A truck driver who killed two women and a fetus in 2010 was shown mercy on Tuesday as a judge sentenced him to a year in jail and probation instead of 12 years in prison.
Jason Styrbicky, of Buffalo, Minn., was convicted of three counts of criminal vehicular homicide and careless driving in May.
Sentencing guidelines called for four years in prison for each death. But Judge Karen Asphaug listened to the pleas of Styrbicky's family, his attorney, a probation officer and even family members of one of the victims asking that he not be sent to prison.
Styrbicky, 38, accepted responsibility for the crash in Lakeville, which also caused the release of more than a million bees in another truck.
Asphaug gave him three consecutive four-year terms in prison, but then spared him the prison time in favor of probation and a year in jail. Probation can be up to 10 years.

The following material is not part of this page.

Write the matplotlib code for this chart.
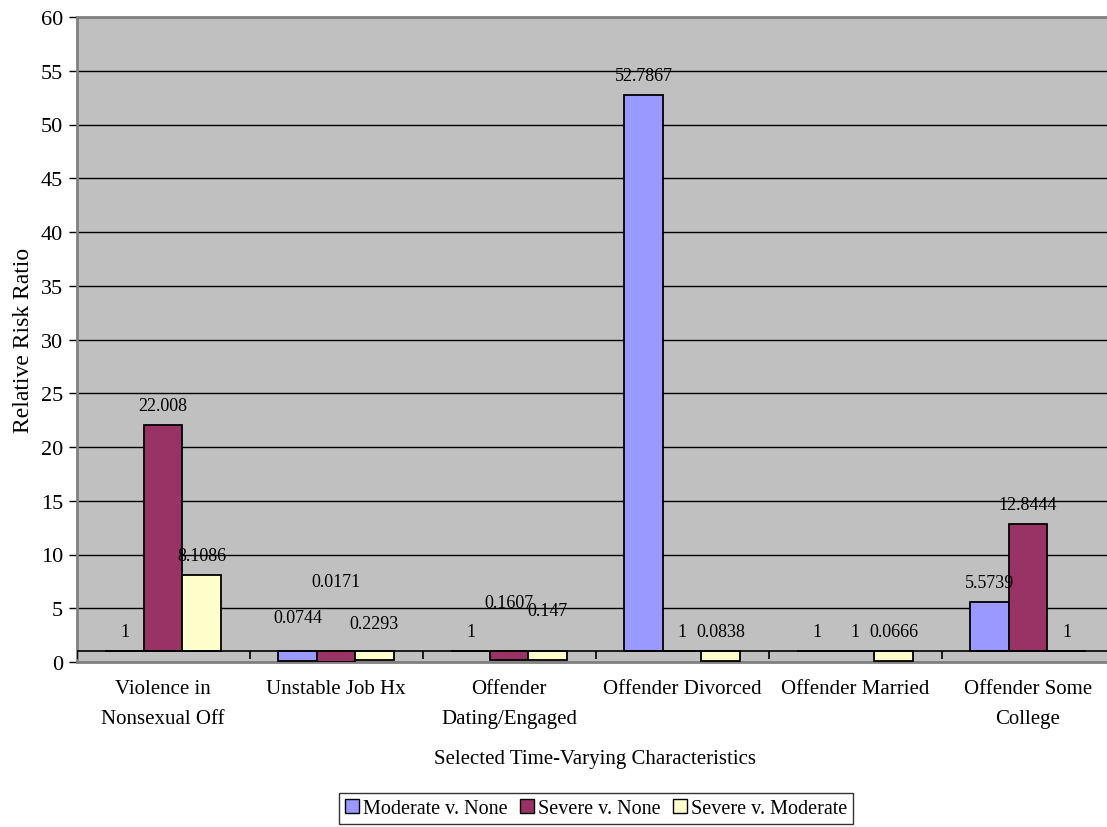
import numpy as np
import matplotlib.pyplot as plt
from matplotlib.patches import Patch

plt.rcParams['font.family'] = ['Liberation Serif', 'DejaVu Serif']

categories = ['Violence in\nNonsexual Off', 'Unstable Job Hx', 'Offender\nDating/Engaged',
              'Offender Divorced', 'Offender Married', 'Offender Some\nCollege']
series_names = ['Moderate v. None', 'Severe v. None', 'Severe v. Moderate']
moderate_v_none = [1, 0.0744, 1, 52.7867, 1, 5.5739]
severe_v_none = [22.008, 0.0171, 0.1607, 1, 1, 12.8444]
severe_v_moderate = [8.1086, 0.2293, 0.147, 0.0838, 0.0666, 1]
label_texts = [['1', '0.0744', '1', '52.7867', '1', '5.5739'],
               ['22.008', '0.0171', '0.1607', '1', '1', '12.8444'],
               ['8.1086', '0.2293', '0.147', '0.0838', '0.0666', '1']]

# extra lift (points) of a few labels that Excel pushed up to avoid overlap
label_lift = [[0, 10, 0, 0, 0, 0],
              [0, 36, 21, 0, 0, 0],
              [0, 6, 15, 0, 0, 0]]

colors = ['#9999FF', '#993366', '#FFFFCC']
baseline = 1  # category axis crosses the value axis at 1

fig = plt.figure(figsize=(11.07, 8.28), dpi=100)
ax = fig.add_axes([76.5 / 1107, 1 - 663 / 828, 1038 / 1107, 645 / 828])
ax.set_facecolor('#C0C0C0')

x = np.arange(len(categories))
width = 0.2225
all_series = [moderate_v_none, severe_v_none, severe_v_moderate]
for i, vals in enumerate(all_series):
    vals = np.array(vals, dtype=float)
    pos = x + (i - 1) * width
    ax.bar(pos, vals - baseline, bottom=baseline, width=width, color=colors[i],
           edgecolor='black', linewidth=1.3, zorder=3)
    for j, v in enumerate(vals):
        ax.annotate(label_texts[i][j], (pos[j], max(v, baseline)),
                    xytext=(0, 14 + label_lift[i][j]), textcoords='offset points',
                    ha='center', va='center', fontsize=13, zorder=4)

ax.set_ylim(0, 60)
ax.set_xlim(-0.5, len(categories) - 0.5)
ax.set_yticks(np.arange(0, 61, 5))
ax.yaxis.grid(True, color='black', linewidth=1.0, zorder=1)
ax.set_axisbelow(True)
ax.axhline(baseline, color='black', linewidth=1.2, zorder=3)

# category separators hanging below the crossing line
ax.vlines(np.arange(len(categories) + 1) - 0.5, 0.3, baseline, color='black',
          linewidth=1.2, zorder=3)

ax.set_xticks(x)
ax.set_xticklabels(categories, fontsize=15, linespacing=1.8)
ax.tick_params(axis='x', length=0, pad=12)
ax.tick_params(axis='y', labelsize=16, length=6, width=1, direction='out', color='black')

for side in ['left', 'bottom', 'top']:
    ax.spines[side].set_color('#808080')
    ax.spines[side].set_linewidth(2)
ax.spines['right'].set_visible(False)

ax.set_ylabel('Relative Risk Ratio', fontsize=17, labelpad=5)
ax.set_xlabel('Selected Time-Varying Characteristics', fontsize=15, labelpad=15)

handles = [Patch(facecolor=c, edgecolor='black', linewidth=1) for c in colors]
leg = fig.legend(handles, series_names, loc='upper center', ncol=3,
                 bbox_to_anchor=(596 / 1107, 1 - 794 / 828), fontsize=14.5,
                 frameon=True, fancybox=False, handlelength=0.7, handleheight=0.7,
                 handletextpad=0.2, columnspacing=0.6, borderpad=0.3, borderaxespad=0)
leg.get_frame().set_edgecolor('black')
leg.get_frame().set_linewidth(1)

fig.savefig('out.png', dpi=100)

Killed in the crash were Pamela Brinkhaus, 50, of Elko New Market; Kari Rasmussen, 24, of St. Anthony, and Rasmussen's 8-week-old fetus.
Only Todd Brinkhaus, Pamela's husband, addressed the court in person on Tuesday to make a victim impact statement before the sentence was pronounced.
He said he trusted the judge and would accept whatever judgment was handed down.
After the sentencing, Todd Brinkhaus was true to his word, telling reporters that he thought the sentence was just. "I believe he is remorseful," he said. "He didn't plan to do this. It was accidental. I'm happy with the verdict."
Asphaug said she believed that Styrbicky was remorseful and that the deaths weigh on him, as he and his family maintained to the court in letters.
Her decision was based partly on the fact that the Rasmussen family was not asking for Styrbicky to be sent to prison.
She also pointed out that Styrbicky "is everyman" and that the crash could have happened to anyone who isn't paying attention to the road.
"He will live with a sentence of his own creation and his own doing that is greater than any this court could give him," the judge said.
During the trial earlier this year the judge determined that Styrbicky had his eyes off the road for at least 16 seconds -- enough to travel more than a quarter mile on a freeway. Styrbicky told authorities he was searching for an energy drink that had fallen.
By the time Styrbicky found it and looked up, it was too late to stop his truck from plowing into traffic stopped because of road construction on Interstate 35. In addition to the deaths, more than a million bees were released from another truck that was damaged, hindering rescue efforts as motorists and emergency workers were stung.
The convictions carried a recommended sentence of up to 48 months in prison for each death, which in this case would total 12 years.
Prosecutor Thomas Lockhart had sought 57 months in prison. The judge overlooked that, especially after hearing from a probation officer who conducted a presentencing report for the court in which he talked to the defendant, his family and the relatives of the victims.
Probation officer Jon Gilbertsen told the judge in court that Styrbicky is depressed and probably suffering from post- traumatic stress disorder.
"Sending him to prison would exacerbate this," Gilbertsen told the judge. "He might come out of prison in worse shape."
The judge agreed.
Along with the jail time, she ordered Styrbicky to pay a $500 fine, make future restitution to the families, do 40 hours of community service each year he is on probation, write a letter of apology to the families and participate in a future meeting with the families.
Dakota County Attorney James Backstrom said he respected the court's ruling. "I think the judge took into account the remorse of the defendant," Backstrom said. "This was a terrible tragedy that was avoidable."
Prior to hearing his sentence, Styrbicky had his attorney read letters to the court and to the families present.
"I'm very sorry for their losses," the letter said. "I think about them every day. I have affected their lives beyond measure as well as my own."